Wednesday, June 3, 2009

Editorial Forward

For this post, I would like to comment upon the following quotation:

“Scientific study leads to and enlarges experience, but this experience is educative only to the degree that it rests upon a continuity of significant knowledge and to the degree that this knowledge modifies or ‘modulates’ the learner’s outlook, attitude, and skill” (10).

Plenty of things to say here…I would argue that a study of any particular discipline can serve to enlarge—by which I mean broadly to understand more deeply—an experience. In other words, as an individual gains greater insight into a given body of data that acquired knowledge has the power to create a more accurate comprehension of and appreciation for the life experiences he or she encounters. Essentially, knowledge has the potential to create a deeper understanding of and to find the purpose of experiences of various kinds. That is point one.
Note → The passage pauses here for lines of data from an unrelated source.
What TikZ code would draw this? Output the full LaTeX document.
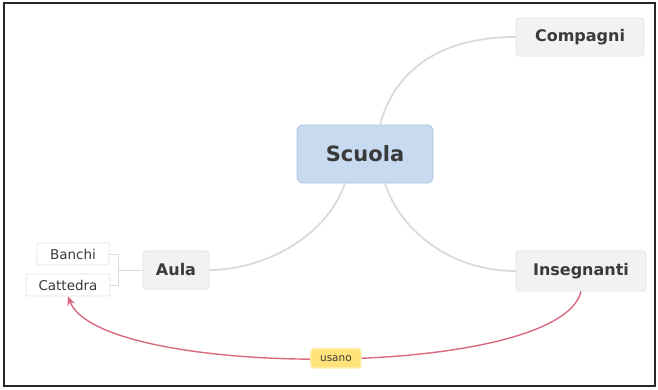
\documentclass[tikz,border=0pt]{standalone}
\usepackage{fontspec}
\setmainfont{DejaVu Sans}
\usetikzlibrary{arrows.meta,calc}
\definecolor{txt}{HTML}{3A3A3A}
\definecolor{topicfill}{HTML}{F2F2F2}
\definecolor{topicdraw}{HTML}{E4E4E4}
\definecolor{mainfill}{HTML}{C7DAF0}
\definecolor{maindraw}{HTML}{A9C4E4}
\definecolor{conn}{HTML}{DADADA}
\definecolor{relc}{HTML}{D9697F}
\definecolor{lblfill}{HTML}{FFE27A}
\tikzset{
  x=1pt, y=-1pt,
  maintopic/.style={rectangle, rounded corners=6pt, fill=mainfill, draw=maindraw, line width=0.8pt,
     minimum width=136pt, minimum height=58pt, font=\fontsize{21}{24}\selectfont\bfseries, text=txt},
  subtopic/.style={rectangle, rounded corners=3pt, fill=topicfill, draw=topicdraw, line width=0.8pt,
     minimum height=38pt, font=\fontsize{16}{18}\selectfont\bfseries, text=txt},
  leaf/.style={rectangle, rounded corners=2pt, fill=white, draw=topicdraw, line width=0.8pt,
     minimum height=22pt, inner sep=1pt, font=\fontsize{13.5}{15}\selectfont, text=txt},
  branch/.style={draw=conn, line width=1.8pt},
  twig/.style={draw=conn, line width=1pt},
  relation/.style={draw=relc, line width=1.4pt, -{Stealth[length=9pt,width=8pt]}},
  rellabel/.style={rectangle, rounded corners=3pt, fill=lblfill, draw=lblfill!70!white, line width=1.5pt,
     minimum width=50pt, minimum height=19pt, inner sep=1pt, font=\fontsize{10.5}{12}\selectfont, text=txt}
}
\begin{document}
\begin{tikzpicture}
\useasboundingbox (0,0) rectangle (658,389);
\draw[line width=1.4pt, draw=black!85] (4,3) rectangle (655,386);

\node[maintopic] (scuola) at (365,154) {Scuola};
\node[subtopic, minimum width=128pt] (compagni) at (580,37) {Compagni};
\node[subtopic, minimum width=130pt, minimum height=40pt] (insegnanti) at (581,271) {Insegnanti};
\node[subtopic, minimum width=66pt] (aula) at (176,270) {Aula};
\node[leaf, minimum width=72pt] (banchi) at (73,254) {Banchi};
\node[leaf, minimum width=84pt] (cattedra) at (68,285) {Cattedra};

\coordinate (sN) at ($(scuola.north)+(15,0)$);
\coordinate (sSL) at ($(scuola.south)+(-20,0)$);
\coordinate (sSR) at ($(scuola.south)+(20,0)$);
\coordinate (fork) at (118,270);

\draw[branch] (sN) .. controls (395,70) and (440,37) .. (compagni.west);
\draw[branch] (sSL) .. controls (325,240) and (260,270) .. (aula.east);
\draw[branch] (sSR) .. controls (400,230) and (450,271) .. (insegnanti.west);

\draw[twig] (aula.west) -- (fork);
\draw[twig] (banchi.east) -| (fork);
\draw[twig] (cattedra.east) -| (fork);

\draw[relation] (insegnanti.south) .. controls (560,380) and (100,380) .. (cattedra.south)
  node[rellabel, pos=0.49] (usano) {usano};
\end{tikzpicture}
\end{document}
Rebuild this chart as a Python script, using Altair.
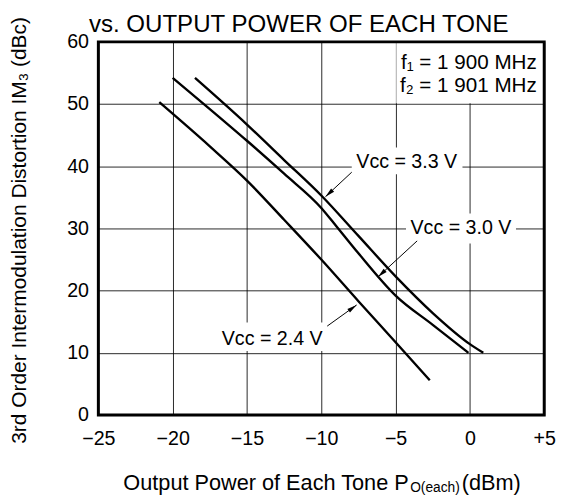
import math
import altair as alt
import pandas as pd

W, H = 454, 380
X_MIN, X_MAX, Y_MIN, Y_MAX = -25, 5, 0, 60
FONT = "Liberation Sans"

x_ticks = [-25, -20, -15, -10, -5, 0, 5]
y_ticks = [0, 10, 20, 30, 40, 50, 60]

# IM3 curves (x = output power of each tone dBm, y = IM3 dBc)
vcc33_x = [-18.5, -15.0, -12.5, -10.0, -7.5, -5.0, -2.5, 0.0, 0.9]
vcc33_y = [54.2, 46.7, 41.0, 35.3, 28.8, 22.3, 16.4, 11.4, 10.0]
vcc30_x = [-20.0, -17.5, -15.0, -12.5, -10.0, -9.0, -7.5, -5.0, -2.5, -0.1]
vcc30_y = [54.2, 49.2, 44.1, 38.8, 33.3, 30.4, 26.0, 19.2, 14.5, 10.0]
vcc24_x = [-20.9, -17.5, -15.0, -12.5, -10.0, -7.5, -5.0, -2.7]
vcc24_y = [50.3, 43.2, 37.7, 31.4, 25.0, 18.3, 11.7, 5.6]

# Curve labels
label_text = ["V\u1d04\u1d04 = 3.3 V", "V\u1d04\u1d04 = 3.0 V", "V\u1d04\u1d04 = 2.4 V"]
label_x = [-4.25, -0.6, -13.3]
label_y = [40.6, 30.1, 12.2]
box_x1 = [-7.95, -4.3, -17.2]
box_x2 = [-0.5, 3.1, -9.6]
box_y1 = [38.7, 27.6, 10.3]
box_y2 = [43.0, 32.4, 14.9]

# Arrows (start -> tip)
arrow_x1 = [-7.95, -3.55, -9.6]
arrow_y1 = [39.05, 28.0, 14.3]
arrow_x2 = [-9.72, -6.19, -7.62]
arrow_y2 = [35.1, 22.2, 17.7]

# Frequency note
freq_text = ["f\u2081 = 1 900 MHz", "f\u2082 = 1 901 MHz"]
freq_x = [4.5, 4.5]
freq_y = [56.6, 52.9]
freq_box = {"x": [-4.95], "x2": [5.0], "y": [50.15], "y2": [60.0]}

title_text = "vs. OUTPUT POWER OF EACH TONE"
ytitle_text = "3rd Order Intermodulation Distortion  IM\u2083 (dBc)"
xtitle_main = "Output Power of Each Tone  P"
xtitle_sub = "O(each)"
xtitle_unit = "(dBm)"

curves = pd.concat([
    pd.DataFrame({"x": vcc33_x, "y": vcc33_y, "vcc": "3.3"}),
    pd.DataFrame({"x": vcc30_x, "y": vcc30_y, "vcc": "3.0"}),
    pd.DataFrame({"x": vcc24_x, "y": vcc24_y, "vcc": "2.4"}),
], ignore_index=True)

labels = pd.DataFrame({"t": label_text, "x": label_x, "y": label_y,
                       "bx1": box_x1, "bx2": box_x2, "by1": box_y1, "by2": box_y2})

px_x = W / (X_MAX - X_MIN)
px_y = H / (Y_MAX - Y_MIN)
angles = []
for sx, sy, tx, ty in zip(arrow_x1, arrow_y1, arrow_x2, arrow_y2):
    dx = (tx - sx) * px_x
    dy = -(ty - sy) * px_y
    angles.append(math.degrees(math.atan2(dx, -dy)) % 360)
arrows = pd.DataFrame({"x1": arrow_x1, "y1": arrow_y1, "x2": arrow_x2, "y2": arrow_y2, "ang": angles})

freq = pd.DataFrame({"t": freq_text, "x": freq_x, "y": freq_y})

xs = alt.Scale(domain=[X_MIN, X_MAX], nice=False, zero=False)
ys = alt.Scale(domain=[Y_MIN, Y_MAX], nice=False, zero=False)

x_axis = alt.Axis(values=x_ticks, grid=True, ticks=False, domain=False, labelFontSize=20,
                  labelPadding=14, labelFlush=False,
                  labelExpr="datum.value > 0 ? '+' + datum.value : (datum.value < 0 ? '\u2212' + abs(datum.value) : '0')")
y_axis = alt.Axis(values=y_ticks, grid=True, ticks=False, domain=False, labelFontSize=20,
                  labelPadding=10, labelFlush=False)

base_lines = alt.Chart(curves).mark_line(color="black", strokeWidth=2.4, interpolate="monotone",
                                         strokeCap="butt").encode(
    x=alt.X("x:Q", scale=xs, axis=x_axis, title=None),
    y=alt.Y("y:Q", scale=ys, axis=y_axis, title=None),
    detail="vcc:N",
    order="x:Q",
)

boxes = alt.Chart(labels).mark_rect(fill="white").encode(
    x=alt.X("bx1:Q", scale=xs), x2="bx2:Q", y=alt.Y("by1:Q", scale=ys), y2="by2:Q")

fbox = alt.Chart(pd.DataFrame(freq_box)).mark_rect(fill="white").encode(
    x=alt.X("x:Q", scale=xs), x2="x2:Q", y=alt.Y("y:Q", scale=ys), y2="y2:Q")

shafts = alt.Chart(arrows).mark_rule(color="black", strokeWidth=1).encode(
    x=alt.X("x1:Q", scale=xs), y=alt.Y("y1:Q", scale=ys), x2="x2:Q", y2="y2:Q")

heads = alt.Chart(arrows).mark_point(shape="M0,0L0.45,2L-0.45,2Z", filled=True, size=100,
                                     color="black", opacity=1, strokeWidth=0).encode(
    x=alt.X("x2:Q", scale=xs), y=alt.Y("y2:Q", scale=ys), angle=alt.Angle("ang:Q", scale=None))

label_txt = alt.Chart(labels).mark_text(font=FONT, fontSize=20, color="black", align="center",
                                        baseline="middle").encode(
    x=alt.X("x:Q", scale=xs), y=alt.Y("y:Q", scale=ys), text="t:N")

freq_txt = alt.Chart(freq).mark_text(font=FONT, fontSize=21, color="black", align="right",
                                     baseline="middle").encode(
    x=alt.X("x:Q", scale=xs), y=alt.Y("y:Q", scale=ys), text="t:N")

frame = alt.Chart(pd.DataFrame({"x": [X_MIN], "x2": [X_MAX], "y": [Y_MIN], "y2": [Y_MAX]})).mark_rect(
    fillOpacity=0, stroke="black", strokeWidth=3).encode(
    x=alt.X("x:Q", scale=xs), x2="x2:Q", y=alt.Y("y:Q", scale=ys), y2="y2:Q")

one = pd.DataFrame({"a": [0]})
top_title = alt.Chart(one).mark_text(text=title_text, font=FONT, fontSize=24.5, color="black",
                                     align="center", baseline="top").encode(
    x=alt.value(204), y=alt.value(-29))
y_title = alt.Chart(one).mark_text(text=ytitle_text, font=FONT, fontSize=21.3, color="black",
                                   align="center", baseline="top", angle=270).encode(
    x=alt.value(-91), y=alt.value(192))
x_title1 = alt.Chart(one).mark_text(text=xtitle_main, font=FONT, fontSize=22.1, color="black",
                                    align="right", baseline="alphabetic").encode(
    x=alt.value(316), y=alt.value(456))
x_title2 = alt.Chart(one).mark_text(text=xtitle_sub, font=FONT, fontSize=14, color="black",
                                    align="left", baseline="alphabetic").encode(
    x=alt.value(317.5), y=alt.value(458))
x_title3 = alt.Chart(one).mark_text(text=xtitle_unit, font=FONT, fontSize=22.1, color="black",
                                    align="left", baseline="alphabetic").encode(
    x=alt.value(370), y=alt.value(456))

chart = alt.layer(
    boxes, fbox, base_lines, shafts, heads, label_txt, freq_txt, frame,
    top_title, y_title, x_title1, x_title2, x_title3,
).properties(width=W, height=H, padding=0).configure_view(
    stroke="transparent"
).configure_axis(
    gridColor="black", gridWidth=1, gridOpacity=0.85, labelFont=FONT, labelColor="black"
)

chart.save("out.html", embed_options={"renderer": "svg", "actions": False})
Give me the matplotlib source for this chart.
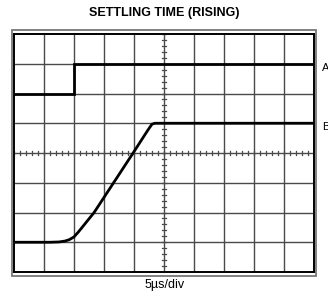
import numpy as np
import matplotlib.pyplot as plt
from matplotlib.patches import Rectangle

# scope trace values in divisions (x: 0..10, y: 0..8)
a_x = [0.0, 2.0, 2.0, 10.0]
a_y = [6.0, 6.0, 7.0, 7.0]

b_x = [0.0, 1.2, 1.5, 1.7, 1.85, 2.0, 2.15, 2.67, 3.97, 4.45, 4.6, 4.7, 10.0]
b_y = [1.0, 1.0, 1.01, 1.04, 1.09, 1.18, 1.35, 2.0, 4.0, 4.75, 4.97, 5.0, 5.0]

title = "SETTLING TIME (RISING)"
xlabel = "5\u00b5s/div"
trace_labels = ["A", "B"]
label_levels = [7, 5]

W, H = 328, 297
fig = plt.figure(figsize=(W / 100, H / 100), dpi=100)
ax = fig.add_axes([14 / W, 1 - 272 / H, 300 / W, 238 / H])
ax.set_xlim(0, 10)
ax.set_ylim(0, 8)
ax.set_xticks([])
ax.set_yticks([])
for s in ax.spines.values():
    s.set_linewidth(1.4)
    s.set_color("black")

gcol = "#4a4a4a"
for gx in range(1, 10):
    ax.axvline(gx, color=gcol, lw=1.0, zorder=1)
for gy in range(1, 8):
    ax.axhline(gy, color=gcol, lw=1.0, zorder=1)

# minor ticks on the centre lines
for t in np.arange(0, 10.01, 0.2):
    ax.plot([t, t], [4 - 0.08, 4 + 0.08], color=gcol, lw=0.9, zorder=1)
for t in np.arange(0, 8.01, 0.2):
    ax.plot([5 - 0.08, 5 + 0.08], [t, t], color=gcol, lw=0.9, zorder=1)

ax.plot(a_x, a_y, color="black", lw=2.0, zorder=3, solid_joinstyle="miter")
ax.plot(b_x, b_y, color="black", lw=2.0, zorder=3)

# outer frame of the scope screen
fig.patches.append(Rectangle((11.5 / W, 1 - 275.5 / H), 304.5 / W, 246 / H,
                             transform=fig.transFigure, fill=False,
                             edgecolor="#777777", lw=1.3))

fam = ["Liberation Sans Narrow", "Liberation Sans", "DejaVu Sans"]
fig.text(164 / W, 1 - 13 / H, title, ha="center", va="center",
         fontsize=9, fontweight="bold", family=fam)
fig.text(165 / W, 1 - 285 / H, xlabel, ha="center", va="center",
         fontsize=9, family=fam)
for lab, lv in zip(trace_labels, label_levels):
    yp = 272 - 29.75 * lv
    fig.text(322 / W, 1 - (yp + 4) / H, lab, ha="left", va="center",
             fontsize=8, family=fam)

fig.savefig("out.png", dpi=100)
Point two is that there is a distinct process of being educated from experiences. According to this quotation, education emerges from experiences in which:

1) The experience rests upon a foundation of prior knowledge.
2) A noticeable change in the learner’s attitude, skill level, knowledge, behavior, etc. occurs from this knowledge. (Outcome-based learning, anyone?)

Again, experience becomes a mode of education when it builds off of past knowledge gained and when this knowledge leads the learner to change a part of his or her behavior.

Placing these steps together, one notices a symbiotic relationship between study and experience. Study enhances one’s individual understanding of the power/importance of life experiences, while experiences prove educational when they are founded on a baseline of knowledge.

So what do I think of all of this?

I am reminded of what Maxine Greene asserts about the imagination and how that parallels in function to what I have labeled the “study” component of this equation. She acknowledges that one’s imagination has the power to penetrate established ways of thinking and uncover alternative realities within a world of formal modes of education. Not only that but she suggests that one’s imagination can open doors of perception and lead to an increased awareness of possibilities. In the same way, an individual’s acquisition of knowledge (study) functions to cut to the heart of an experience, to see it as it really is, perhaps to break it down or build upon it, and to provoke action from the learner in light of the possibilities perceived.